In einer Antwort vom 14.03.2023 an die Bundestagsfraktion DIE LINKE bestreitet die Bundesregierung die Kenntnis der Jemen-Blockade. Die zynische Haltung der Bundesregierung wird in dieser Antwort deutlich. Es stimmt zwar, dass technisch gesehen immer noch Waren ins Land gelangen, aber die Realität sieht so aus, dass die See- und Luftkontrollen, die rechtlich von der jemenitischen Regierung ausgeübt werden, in der Praxis aber von den Saudis, zu Kriegszwecken genutzt werden, um zu kontrollieren, welche Waren ins Land gelangen und welche nicht. Dies gilt insbesondere für Treibstoff: Um wirtschaftliche Vorteile der Houthi-Rebellen durch den Weiterverkauf zu verhindern, lässt die jemenitische Regierung keinen Treibstoff ins Land. Ohne Treibstoff ist es praktisch unmöglich, Nahrungsmittel und Medikamente zu transportieren.  David Beasley, Exekutivdirektor des Welternährungsprogramms der Vereinten Nationen (WFP), erklärte in einer Sitzung am 11.03.2021 zudem, dass die Treibstoffblockade die katastrophale Folge habe, dass die Krankenhäuser ohne Strom auskommen müssten.

Auch wenn die aktuelle Situation mit dem Waffenstillstand und den Verhandlungen zwischen den verschiedenen Kriegsparteien hoffnungsvoller erscheint, bleibt die humanitäre Lage katastrophal. Die UNO schätzt, dass 2023 21,6 Millionen Menschen auf humanitäre Hilfe angewiesen sein werden.  Im Jahr 2022 wurden jedoch nur 52 Prozent der von den Vereinten Nationen für die Bewältigung der Krise veranschlagten Mittel bereitgestellt , 2023 waren es nur noch 28 Prozent .

Vor diesem Hintergrund fordert DIE LINKE:

  • Sämtliche Waffenexporte in Länder, die in Konflikte verwickelt sind, verbieten. Dies gilt auch für Rüstungskooperationsprojekte in der EU.

  • Die diplomatischen Bemühungen verstärken und intensivieren: Die europäischen Staaten sollten dringend alle Parteien - sowohl innerhalb Jemens als auch in den Nachbarstaaten - dazu drängen, sich erneut für ein erweitertes, von den Vereinten Nationen vermitteltes Abkommen einzusetzen.

  • Die EU sollte eine eigene Monitoring-Kommission für Jemen einrichten. Seit 2021 gibt es keine international anerkannte unabhängige Überwachung von Menschenrechtsverletzungen im Jemen.

  • Europäische Unterstützung eines innerjemenitischen Dialogs über die Zukunft des Landes, der Frauen- und Menschenrechtsorganisationen einbezieht.
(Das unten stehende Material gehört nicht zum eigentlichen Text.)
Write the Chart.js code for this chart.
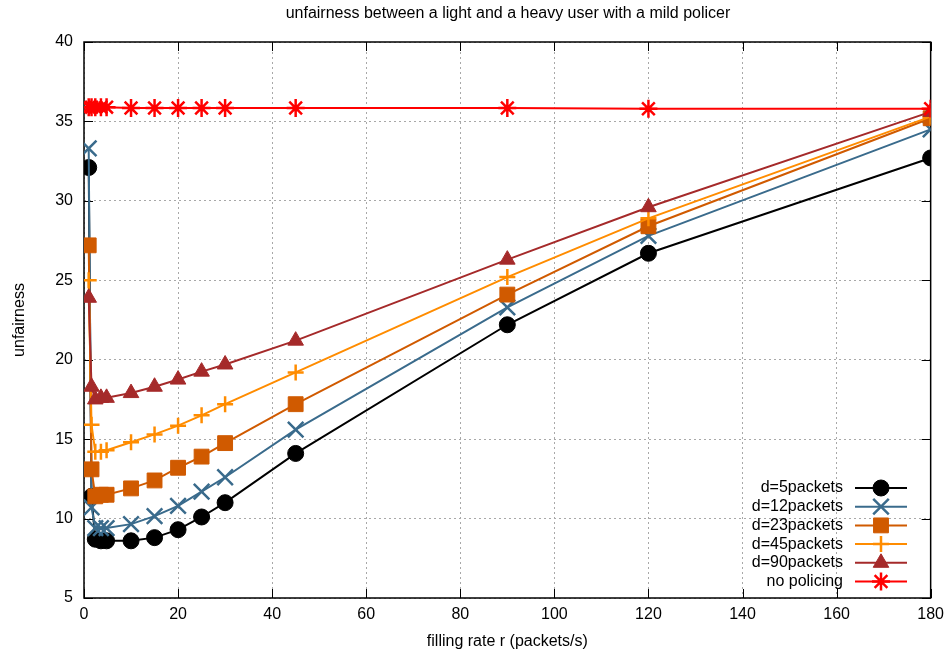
<!DOCTYPE html>
<html>
<head>
<meta charset="utf-8">
<script src="https://cdn.jsdelivr.net/npm/chart.js@4.4.1/dist/chart.umd.min.js"></script>
<style>
  html, body { margin: 0; padding: 0; background: #fff; }
  #wrap { width: 951px; height: 660px; }
</style>
</head>
<body>
<div id="wrap"><canvas id="myChart" width="951" height="660"></canvas></div>
<script>
// filling rate r (packets/s)
var rates = [1, 1.6, 2.4, 3.6, 4.8, 10, 15, 20, 25, 30, 45, 90, 120, 180];

// unfairness per bucket depth
var d5   = [32.1, 11.4, 8.7, 8.6, 8.6, 8.6, 8.8, 9.3, 10.1, 11.0, 14.1, 22.2, 26.7, 32.7];
var d12  = [33.3, 10.7, 9.4, 9.4, 9.4, 9.65, 10.15, 10.8, 11.7, 12.6, 15.6, 23.3, 27.8, 34.5];
var d23  = [27.2, 13.1, 11.4, 11.5, 11.5, 11.9, 12.4, 13.2, 13.9, 14.75, 17.2, 24.1, 28.4, 35.2];
var d45  = [25.0, 15.9, 14.2, 14.2, 14.3, 14.8, 15.3, 15.85, 16.5, 17.2, 19.2, 25.2, 28.9, 35.3];
var d90  = [23.9, 18.3, 17.5, 17.6, 17.6, 17.9, 18.3, 18.75, 19.25, 19.7, 21.2, 26.3, 29.6, 35.6];
var noPolicing = [35.9, 35.9, 35.9, 35.9, 35.9, 35.85, 35.85, 35.85, 35.85, 35.85, 35.85, 35.85, 35.8, 35.8];

var labels = ["d=5packets", "d=12packets", "d=23packets", "d=45packets", "d=90packets", "no policing"];
var xTicks = [0, 20, 40, 60, 80, 100, 120, 140, 160, 180];
var yTicks = [5, 10, 15, 20, 25, 30, 35, 40];

var FONT = '"Liberation Sans", Arial, sans-serif';

function pts(ys) {
    return ys.map(function(y, i) { return { x: rates[i], y: y }; });
}

function series(label, ys, color, style, radius, filled, order) {
    return {
        label: label,
        data: pts(ys),
        borderColor: color,
        backgroundColor: filled ? color : 'rgba(0,0,0,0)',
        borderWidth: 2,
        pointStyle: style,
        pointRadius: radius,
        pointHoverRadius: radius,
        pointBorderWidth: filled ? 1 : 2.5,
        pointBorderColor: color,
        pointBackgroundColor: filled ? color : 'rgba(0,0,0,0)',
        tension: 0,
        order: order
    };
}

var datasets = [
    series(labels[0], d5, '#000000', 'circle', 8, true, 6),
    series(labels[1], d12, '#3a6b8c', 'crossRot', 11, false, 5),
    series(labels[2], d23, '#d05a00', 'rect', 10.5, true, 4),
    series(labels[3], d45, '#ff8c00', 'cross', 8, false, 3),
    series(labels[4], d90, '#a52a2a', 'triangle', 9, true, 2),
    series(labels[5], noPolicing, '#ff0000', 'star', 9, false, 1)
];

// frame, inward ticks, titles and legend, gnuplot style
var decor = {
    id: 'decor',
    beforeDatasetsDraw: function(chart) {
        var ctx = chart.ctx, a = chart.chartArea;
        var xs = chart.scales.x, ys = chart.scales.y;
        ctx.save();
        ctx.strokeStyle = '#000';
        ctx.lineWidth = 1;
        ctx.setLineDash([]);
        ctx.beginPath();
        xTicks.forEach(function(t) {
            var px = Math.round(xs.getPixelForValue(t)) + 0.5;
            ctx.moveTo(px, a.bottom); ctx.lineTo(px, a.bottom - 9);
            ctx.moveTo(px, a.top); ctx.lineTo(px, a.top + 9);
        });
        yTicks.forEach(function(t) {
            var py = Math.round(ys.getPixelForValue(t)) + 0.5;
            ctx.moveTo(a.left, py); ctx.lineTo(a.left + 9, py);
            ctx.moveTo(a.right, py); ctx.lineTo(a.right - 9, py);
        });
        ctx.stroke();
        ctx.lineWidth = 1.5;
        ctx.strokeRect(a.left, a.top, a.right - a.left, a.bottom - a.top);
        ctx.restore();
    },
    afterDraw: function(chart) {
        var ctx = chart.ctx, a = chart.chartArea;
        ctx.save();
        ctx.fillStyle = '#000';
        ctx.font = '16px ' + FONT;
        ctx.textAlign = 'center';
        ctx.textBaseline = 'middle';
        ctx.fillText('unfairness between a light and a heavy user with a mild policer', 508, 14);
        ctx.fillText('filling rate r (packets/s)', (a.left + a.right) / 2, 642);
        ctx.save();
        ctx.translate(20, (a.top + a.bottom) / 2);
        ctx.rotate(-Math.PI / 2);
        ctx.fillText('unfairness', 0, 0);
        ctx.restore();

        // legend
        var textRight = 843, lineL = 855, lineR = 907, markX = 881;
        var y0 = 488, step = 18.7;
        ctx.font = '16px ' + FONT;
        ctx.textAlign = 'right';
        chart.data.datasets.forEach(function(ds, i) {
            var y = y0 + i * step;
            ctx.fillStyle = '#000';
            ctx.fillText(ds.label, textRight, y);
            ctx.strokeStyle = ds.borderColor;
            ctx.lineWidth = 2;
            ctx.beginPath();
            ctx.moveTo(lineL, y); ctx.lineTo(lineR, y);
            ctx.stroke();
            ctx.fillStyle = ds.pointBackgroundColor;
            ctx.lineWidth = ds.pointBorderWidth;
            Chart.helpers.drawPoint(ctx, {
                pointStyle: ds.pointStyle,
                radius: ds.pointRadius,
                borderWidth: ds.pointBorderWidth,
                rotation: 0
            }, markX, y);
        });
        ctx.restore();
    }
};

var ctx = document.getElementById('myChart').getContext('2d');
var myChart = new Chart(ctx, {
    type: 'line',
    data: { datasets: datasets },
    options: {
        responsive: false,
        animation: false,
        events: [],
        layout: { padding: { top: 42, right: 18, left: 0, bottom: 0 } },
        plugins: {
            legend: { display: false },
            title: { display: false },
            tooltip: { enabled: false }
        },
        scales: {
            x: {
                type: 'linear',
                min: 0,
                max: 180,
                afterFit: function(scale) { scale.height = 62; },
                afterBuildTicks: function(scale) {
                    scale.ticks = xTicks.map(function(v) { return { value: v }; });
                },
                ticks: {
                    color: '#000',
                    font: { family: FONT, size: 16 },
                    padding: 7,
                    maxRotation: 0
                },
                grid: { color: '#a8a8a8', lineWidth: 1, drawTicks: false },
                border: { display: false, dash: [2, 3] }
            },
            y: {
                type: 'linear',
                min: 5,
                max: 40,
                afterFit: function(scale) { scale.width = 84; },
                afterBuildTicks: function(scale) {
                    scale.ticks = yTicks.map(function(v) { return { value: v }; });
                },
                ticks: {
                    color: '#000',
                    font: { family: FONT, size: 16 },
                    padding: 11
                },
                grid: { color: '#a8a8a8', lineWidth: 1, drawTicks: false },
                border: { display: false, dash: [2, 3] }
            }
        }
    },
    plugins: [decor]
});
</script>
</body>
</html>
Schweden war 2022 Gastgeber des ersten internationalen Jemen-Forums mit Vertretern aus dem ganzen Land, und die Niederlande werden 2023 ein Folgetreffen ausrichten. Dies könnte ein nützlicher Ort für solche Diskussionen sein.

  • In diesem Zusammenhang sollte sich Europa auch um eine Ausweitung der Finanzierung, der Ausbildung und des Kapazitätsaufbaus für zivilgesellschaftliche Organisationen bemühen, die auf lokaler Ebene eine wichtige - und unterschätzte - Rolle spielen, auch bei der Gewaltprävention. In diesem Zusammenhang könnte beispielsweise die Organisation ‘Mothers of Abductees ’ unterstützt werden.

  • Geflüchtete aus dem Jemen dürfen nicht abgeschoben werden, auch nicht in vermeintlich „sichere Drittländer“.